Source material –
--- Start ---

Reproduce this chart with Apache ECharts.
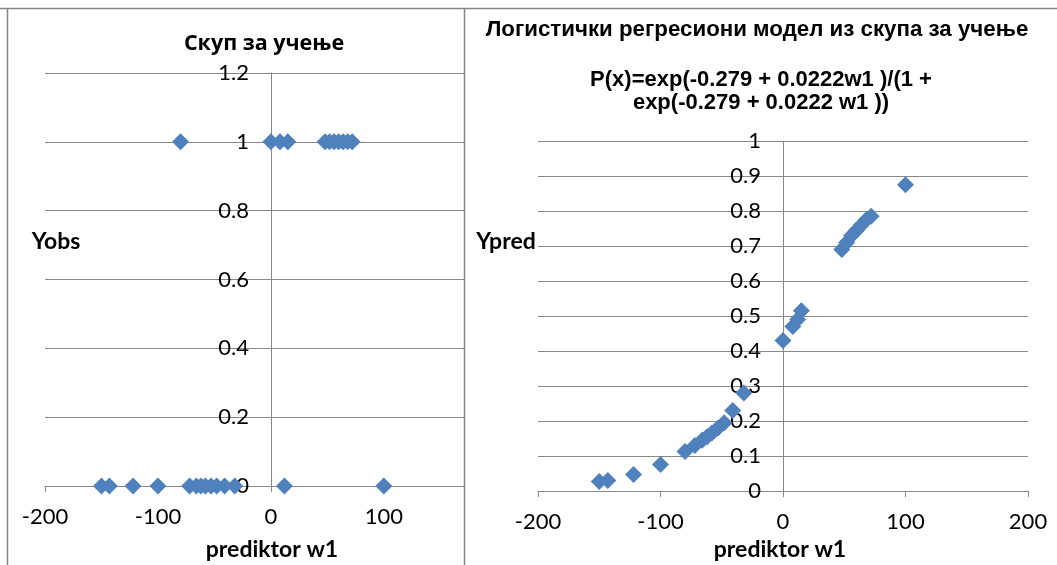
<!DOCTYPE html>
<html>
<head>
<meta charset="utf-8">
<script src="https://cdn.jsdelivr.net/npm/echarts@6/dist/echarts.min.js"></script>
<style>
html, body { margin: 0; padding: 0; background: #fff; }
#main { width: 1057px; height: 565px; }
</style>
</head>
<body>
<div id="main"></div>
<script>
// predictor values (same points in both charts)
var w1 = [-150, -143, -122, -100, -80, -72, -66, -62, -58, -53, -48, -41, -32,
          0, 8, 12, 15, 48, 52, 56, 60, 64, 68, 72, 100];
// observed class, left chart
var yObs = [0, 0, 0, 0, 1, 0, 0, 0, 0, 0, 0, 0, 0,
            1, 1, 0, 1, 1, 1, 1, 1, 1, 1, 1, 0];
// predicted probability, right chart
var yPred = [0.027, 0.03, 0.047, 0.076, 0.113, 0.13, 0.145, 0.155, 0.166, 0.18, 0.195, 0.23, 0.28,
             0.43, 0.47, 0.49, 0.515, 0.69, 0.71, 0.73, 0.745, 0.76, 0.775, 0.785, 0.875];

var leftXTicks = [-200, -100, 0, 100];
var rightXTicks = [-200, -100, 0, 100, 200];
var leftYTicks = [0, 0.2, 0.4, 0.6, 0.8, 1, 1.2];
var rightYTicks = [0, 0.1, 0.2, 0.3, 0.4, 0.5, 0.6, 0.7, 0.8, 0.9, 1];

var titleLeft = 'Скуп за учење';
var titleRight = 'Логистички регресиони модел из скупа за учење';
var formula1 = 'P(x)=exp(-0.279 + 0.0222w1 )/(1 +';
var formula2 = 'exp(-0.279 + 0.0222 w1 ))';

var gray = '#878787';
var blue = '#4F81BD';
var numFont = 'Lato';

var obsData = w1.map(function (x, i) { return [x, yObs[i]]; });
var predData = w1.map(function (x, i) { return [x, yPred[i]]; });

function xAxisOf(idx, ticks, max) {
    return {
        type: 'value', gridIndex: idx,
        min: ticks[0], max: max, interval: 100,
        axisLine: { show: true, onZero: false, lineStyle: { color: gray, width: 1 } },
        axisTick: { show: true, length: 6, lineStyle: { color: gray } },
        axisLabel: { color: '#000', fontFamily: numFont, fontSize: 22, margin: 20, showMaxLabel: max === ticks[ticks.length - 1] },
        splitLine: { show: false }
    };
}
// y axis sits at w1 = 0, so shift it right by the pixel offset of zero
function yAxisOf(idx, ticks, step, shift) {
    return {
        type: 'value', gridIndex: idx,
        min: ticks[0], max: ticks[ticks.length - 1], interval: step,
        offset: -shift,
        axisLine: { show: true, onZero: false, lineStyle: { color: gray, width: 1 } },
        axisTick: { show: true, inside: false, length: 6, lineStyle: { color: gray } },
        axisLabel: { color: '#000', fontFamily: numFont, fontSize: 22, margin: 22 },
        splitLine: { show: true, lineStyle: { color: gray, width: 1 } }
    };
}

function txt(x, y, s, font, size) {
    return {
        type: 'text', x: x, y: y, z: 100,
        style: { text: s, fill: '#000', font: 'bold ' + size + 'px ' + font, align: 'center', verticalAlign: 'middle' }
    };
}
function ln(x1, y1, x2, y2) {
    return { type: 'line', z: 100, shape: { x1: x1, y1: y1, x2: x2, y2: y2 }, style: { stroke: gray, lineWidth: 1.5 } };
}

var chart = echarts.init(document.getElementById('main'));
chart.setOption({
    animation: false,
    grid: [
        { left: 45, top: 73, width: 419, height: 413 },
        { left: 538, top: 141, width: 490, height: 350 }
    ],
    xAxis: [xAxisOf(0, leftXTicks, 171), xAxisOf(1, rightXTicks, 200)],
    yAxis: [yAxisOf(0, leftYTicks, 0.2, 226), yAxisOf(1, rightYTicks, 0.1, 245)],
    graphic: [
        ln(0, 8.5, 1057, 8.5),
        ln(7.5, 8, 7.5, 565),
        ln(464.5, 8, 464.5, 565),
        txt(264, 44, titleLeft, 'Open Sans', 21.5),
        txt(757, 30, titleRight, 'Liberation Sans', 22.3),
        txt(761, 80, formula1, 'Liberation Sans', 22),
        txt(761, 103, formula2, 'Liberation Sans', 22),
        txt(56, 242, 'Yobs', 'Lato', 23),
        txt(506, 242, 'Ypred', 'Lato', 23),
        txt(272, 550, 'prediktor w1', 'Lato', 23),
        txt(780, 550, 'prediktor w1', 'Lato', 23)
    ],
    series: [
        {
            type: 'scatter', xAxisIndex: 0, yAxisIndex: 0,
            symbol: 'diamond', symbolSize: 17,
            itemStyle: { color: blue, opacity: 1 },
            data: obsData
        },
        {
            type: 'scatter', xAxisIndex: 1, yAxisIndex: 1,
            symbol: 'diamond', symbolSize: 17,
            itemStyle: { color: blue, opacity: 1 },
            data: predData
        }
    ]
});
</script>
</body>
</html>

--- End ---

Aim of the exercise –
Your task is to restate word for word the lines from the top of the data to the line containing "var predData = w1.map(function", both ends included, with every picture left out.

The output –
Reproduce this chart with Apache ECharts.
<!DOCTYPE html>
<html>
<head>
<meta charset="utf-8">
<script src="https://cdn.jsdelivr.net/npm/echarts@6/dist/echarts.min.js"></script>
<style>
html, body { margin: 0; padding: 0; background: #fff; }
#main { width: 1057px; height: 565px; }
</style>
</head>
<body>
<div id="main"></div>
<script>
// predictor values (same points in both charts)
var w1 = [-150, -143, -122, -100, -80, -72, -66, -62, -58, -53, -48, -41, -32,
          0, 8, 12, 15, 48, 52, 56, 60, 64, 68, 72, 100];
// observed class, left chart
var yObs = [0, 0, 0, 0, 1, 0, 0, 0, 0, 0, 0, 0, 0,
            1, 1, 0, 1, 1, 1, 1, 1, 1, 1, 1, 0];
// predicted probability, right chart
var yPred = [0.027, 0.03, 0.047, 0.076, 0.113, 0.13, 0.145, 0.155, 0.166, 0.18, 0.195, 0.23, 0.28,
             0.43, 0.47, 0.49, 0.515, 0.69, 0.71, 0.73, 0.745, 0.76, 0.775, 0.785, 0.875];

var leftXTicks = [-200, -100, 0, 100];
var rightXTicks = [-200, -100, 0, 100, 200];
var leftYTicks = [0, 0.2, 0.4, 0.6, 0.8, 1, 1.2];
var rightYTicks = [0, 0.1, 0.2, 0.3, 0.4, 0.5, 0.6, 0.7, 0.8, 0.9, 1];

var titleLeft = 'Скуп за учење';
var titleRight = 'Логистички регресиони модел из скупа за учење';
var formula1 = 'P(x)=exp(-0.279 + 0.0222w1 )/(1 +';
var formula2 = 'exp(-0.279 + 0.0222 w1 ))';

var gray = '#878787';
var blue = '#4F81BD';
var numFont = 'Lato';

var obsData = w1.map(function (x, i) { return [x, yObs[i]]; });
var predData = w1.map(function (x, i) { return [x, yPred[i]]; });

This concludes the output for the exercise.